Worked where I had to wear safety glasses all those years. Never had a problem wearing them the whole time.....

Ok, now to the John Deere Gator...... I did all the service work on it this last fall as usual. New air filter, belt (which I didn't need) fuel filter, oil changes and all the other required service.

It just started running poor in the last couple days. I couldn't get any power out of it and when I gave it power, it wanted to bog down. Acted like it wasn't getting any gas. I pulled the choke lever out just short of 1/2 way and it ran perfect. So today I decided to see if I had any cracked fuel lines or maybe the filter was plugged, etc.

I slid the clamp off the top of the fuel filter and then pulled the hose off the filter. Then I slid the clamp down the bottom hose so that I could remove the hose from the filter. This hose was on there just a little bit, so I had to pull just a little bit harder while twisting the filter.
When they finally seperated, the force that I had on the filter, caused it to flip up. When it did, IT *SPLASHED THE WHOLE FILTER FULL OF GAS ON TO MY FACE*! I immediately and instinctively closed my eyes as gas was running all over my face. I stumbled blindly to find a table that was near, which held a roll of paper towel. It wasn't that easy to find in an emergency when you're blinded! I got lucky and finally found it. I tried to wipe my face the best that I could, to keep the gas from running down into my eyes again. Once I got the gas that was running down my face stopped, I immediately headed outside, fell to the ground and did my best to clean the burning gas from my face with snow. LOTS OF SNOW!!!! Trust me, that snow wasn't cold as that gas was burning like hell on my face. After a few minutes of rubbing hands full of snow in my face, I finally got the burning to settle down. There was a small amount of gas that did get into my left eye and thankfully it was small. Thank goodness for the snow!!!!!
Needless to say, that wasn't the fun part of my day! :sad:

I am so thankful that I learned a long time ago to always wear safety glasses when you're working on something. Had I not had them on when I did, it could have turned out to be a disasterous day for me.
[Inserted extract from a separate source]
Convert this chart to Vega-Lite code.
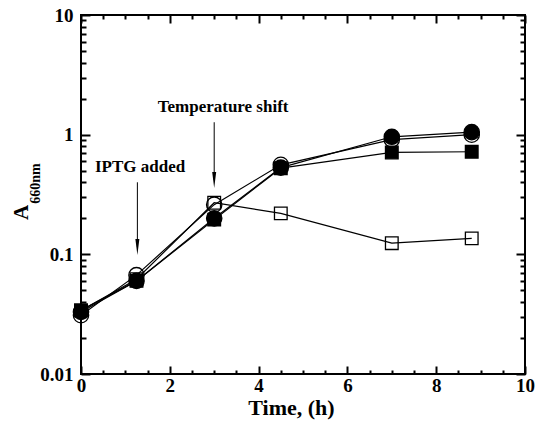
{
  "$schema": "https://vega.github.io/schema/vega-lite/v6.json",
  "width": 444,
  "height": 359,
  "autosize": "none",
  "padding": {"left": 81, "top": 15, "right": 17, "bottom": 49},
  "background": "white",
  "config": {
    "view": {"stroke": "black", "strokeWidth": 2},
    "axis": {
      "grid": false,
      "domain": false,
      "tickColor": "black",
      "labelColor": "black",
      "titleColor": "black",
      "labelFont": "Liberation Serif",
      "titleFont": "Liberation Serif",
      "labelFontWeight": "bold",
      "titleFontWeight": "bold"
    }
  },
  "datasets": {
    "growth": [
      {"series": "open square", "time": 0, "a660": 0.034},
      {"series": "filled square", "time": 0, "a660": 0.034},
      {"series": "open circle", "time": 0, "a660": 0.031},
      {"series": "filled circle", "time": 0, "a660": 0.033},
      {"series": "open square", "time": 1.25, "a660": 0.062},
      {"series": "filled square", "time": 1.25, "a660": 0.06},
      {"series": "open circle", "time": 1.25, "a660": 0.067},
      {"series": "filled circle", "time": 1.25, "a660": 0.06},
      {"series": "filled circle", "time": 3, "a660": 0.2},
      {"series": "open circle", "time": 3, "a660": 0.26},
      {"series": "open square", "time": 3, "a660": 0.27},
      {"series": "filled square", "time": 3, "a660": 0.195},
      {"series": "open square", "time": 4.5, "a660": 0.22},
      {"series": "filled square", "time": 4.5, "a660": 0.525},
      {"series": "open circle", "time": 4.5, "a660": 0.56},
      {"series": "filled circle", "time": 4.5, "a660": 0.53},
      {"series": "open square", "time": 7, "a660": 0.124},
      {"series": "filled square", "time": 7, "a660": 0.71},
      {"series": "open circle", "time": 7, "a660": 0.91},
      {"series": "filled circle", "time": 7, "a660": 0.96},
      {"series": "open square", "time": 8.8, "a660": 0.136},
      {"series": "filled square", "time": 8.8, "a660": 0.72},
      {"series": "open circle", "time": 8.8, "a660": 1.0},
      {"series": "filled circle", "time": 8.8, "a660": 1.05}
    ],
    "notes": [
      {"label": "IPTG added", "time": 1.33, "a660": 0.536},
      {"label": "Temperature shift", "time": 3.2, "a660": 1.71}
    ],
    "arrows": [
      {"time": 1.27, "top": 0.4, "head": 0.115},
      {"time": 3.0, "top": 1.27, "head": 0.418}
    ]
  },
  "resolve": {"axis": {"x": "independent", "y": "independent"}},
  "layer": [
    {
      "data": {"name": "growth"},
      "mark": {"type": "line", "color": "black", "strokeWidth": 1.2},
      "encoding": {
        "x": {
          "field": "time", "type": "quantitative",
          "scale": {"domain": [0, 10], "nice": false, "zero": false},
          "axis": {
            "orient": "bottom", "values": [0, 2, 4, 6, 8, 10], "ticks": false, "tickSize": 0,
            "labelFontSize": 19, "labelPadding": 2, "labelFlush": false, "labelOverlap": false,
            "title": "Time, (h)", "titleFontSize": 22, "titleX": 210, "titleY": 40,
            "titleAlign": "center", "titleBaseline": "alphabetic"
          }
        },
        "y": {
          "field": "a660", "type": "quantitative",
          "scale": {"type": "log", "domain": [0.01, 10], "nice": false},
          "axis": {
            "orient": "left", "values": [0.01, 0.1, 1, 10], "ticks": false, "tickSize": 0,
            "labelFontSize": 19, "labelPadding": 8, "labelFlush": false, "labelOverlap": false,
            "labelExpr": "datum.value == 0.01 ? '0.01' : datum.value == 0.1 ? '0.1' : datum.value == 1 ? '1' : '10'",
            "title": "A", "titleFontSize": 21, "titleAngle": 270, "titleX": -54, "titleY": 197,
            "titleAlign": "center", "titleBaseline": "alphabetic"
          }
        },
        "detail": {"field": "series", "type": "nominal"}
      }
    },
    {
      "data": {"name": "growth"},
      "mark": {"type": "point", "stroke": "black", "strokeWidth": 1.3, "opacity": 1},
      "encoding": {
        "x": {
          "field": "time", "type": "quantitative",
          "scale": {"domain": [0, 10], "nice": false, "zero": false},
          "axis": {"orient": "top", "values": [0, 2, 4, 6, 8, 10], "labels": false, "tickSize": -8, "tickWidth": 2, "title": null}
        },
        "y": {
          "field": "a660", "type": "quantitative",
          "scale": {"type": "log", "domain": [0.01, 10], "nice": false},
          "axis": {"orient": "right", "values": [0.01, 0.1, 1, 10], "labels": false, "tickSize": -9, "tickWidth": 2, "title": null}
        },
        "shape": {
          "field": "series", "type": "nominal",
          "scale": {"domain": ["filled circle", "open circle", "filled square", "open square"], "range": ["circle", "circle", "square", "square"]},
          "legend": null
        },
        "fill": {
          "field": "series", "type": "nominal",
          "scale": {"domain": ["filled circle", "open circle", "filled square", "open square"], "range": ["black", "transparent", "black", "transparent"]},
          "legend": null
        },
        "size": {
          "field": "series", "type": "nominal",
          "scale": {"type": "ordinal", "domain": ["filled circle", "open circle", "filled square", "open square"], "range": [235, 235, 160, 160]},
          "legend": null
        }
      }
    },
    {
      "data": {"name": "notes"},
      "mark": {"type": "text", "font": "Liberation Serif", "fontWeight": "bold", "fontSize": 17, "color": "black", "align": "center", "baseline": "middle"},
      "encoding": {
        "x": {
          "field": "time", "type": "quantitative",
          "scale": {"domain": [0, 10], "nice": false, "zero": false},
          "axis": {"orient": "bottom", "values": [0, 2, 4, 6, 8, 10], "labels": false, "tickSize": -8, "tickWidth": 2, "title": null}
        },
        "y": {
          "field": "a660", "type": "quantitative",
          "scale": {"type": "log", "domain": [0.01, 10], "nice": false},
          "axis": {"orient": "left", "values": [0.01, 0.1, 1, 10], "labels": false, "tickSize": -9, "tickWidth": 2, "title": null}
        },
        "text": {"field": "label", "type": "nominal"}
      }
    },
    {
      "data": {"name": "arrows"},
      "mark": {"type": "rule", "color": "black", "strokeWidth": 1},
      "encoding": {
        "x": {
          "field": "time", "type": "quantitative",
          "scale": {"domain": [0, 10], "nice": false, "zero": false},
          "axis": {"orient": "top", "values": [0.5, 1, 1.5, 2.5, 3, 3.5, 4.5, 5, 5.5, 6.5, 7, 7.5, 8.5, 9, 9.5], "labels": false, "tickSize": -4, "tickWidth": 2, "title": null}
        },
        "y": {
          "field": "top", "type": "quantitative",
          "scale": {"type": "log", "domain": [0.01, 10], "nice": false},
          "axis": {"orient": "right", "values": [0.02, 0.03, 0.04, 0.05, 0.06, 0.07, 0.08, 0.09, 0.2, 0.3, 0.4, 0.5, 0.6, 0.7, 0.8, 0.9, 2, 3, 4, 5, 6, 7, 8, 9], "labels": false, "tickSize": -5, "tickWidth": 2, "title": null}
        },
        "y2": {"field": "head"}
      }
    },
    {
      "data": {"name": "arrows"},
      "mark": {"type": "point", "shape": "M-0.25,-1L0.25,-1L0,1Z", "filled": true, "color": "black", "opacity": 1, "size": 256},
      "encoding": {
        "x": {
          "field": "time", "type": "quantitative",
          "scale": {"domain": [0, 10], "nice": false, "zero": false},
          "axis": {"orient": "bottom", "values": [0.5, 1, 1.5, 2.5, 3, 3.5, 4.5, 5, 5.5, 6.5, 7, 7.5, 8.5, 9, 9.5], "labels": false, "tickSize": -4, "tickWidth": 2, "title": null}
        },
        "y": {
          "field": "head", "type": "quantitative",
          "scale": {"type": "log", "domain": [0.01, 10], "nice": false},
          "axis": {
            "orient": "left", "values": [0.02, 0.03, 0.04, 0.05, 0.06, 0.07, 0.08, 0.09, 0.2, 0.3, 0.4, 0.5, 0.6, 0.7, 0.8, 0.9, 2, 3, 4, 5, 6, 7, 8, 9],
            "labels": false, "tickSize": -5, "tickWidth": 2,
            "title": "660nm", "titleFontSize": 14, "titleAngle": 270, "titleX": -42, "titleY": 168,
            "titleAlign": "center", "titleBaseline": "alphabetic"
          }
        }
      }
    }
  ]
}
I wrote this to remind everyone that when working on your ATV or, no matter what you may be working on or, how quick you think that you can fix it, *WEAR SAFETY GLASSES.* *They might just save your vision !*

Darn thing still isn't running right.........


----------



## fisherjam (Oct 8, 2009)

It does burn the eyes. Once I had to fill up my dad's motorhome and somehow it didn't shot off and sprayed all over my face.


----------



## FIJI (May 15, 2003)

I work with blind people for a living. You'd be amazed at how many of their stories start off "Just this one time........" :sad:






Safety First ! (And second....and....)


----------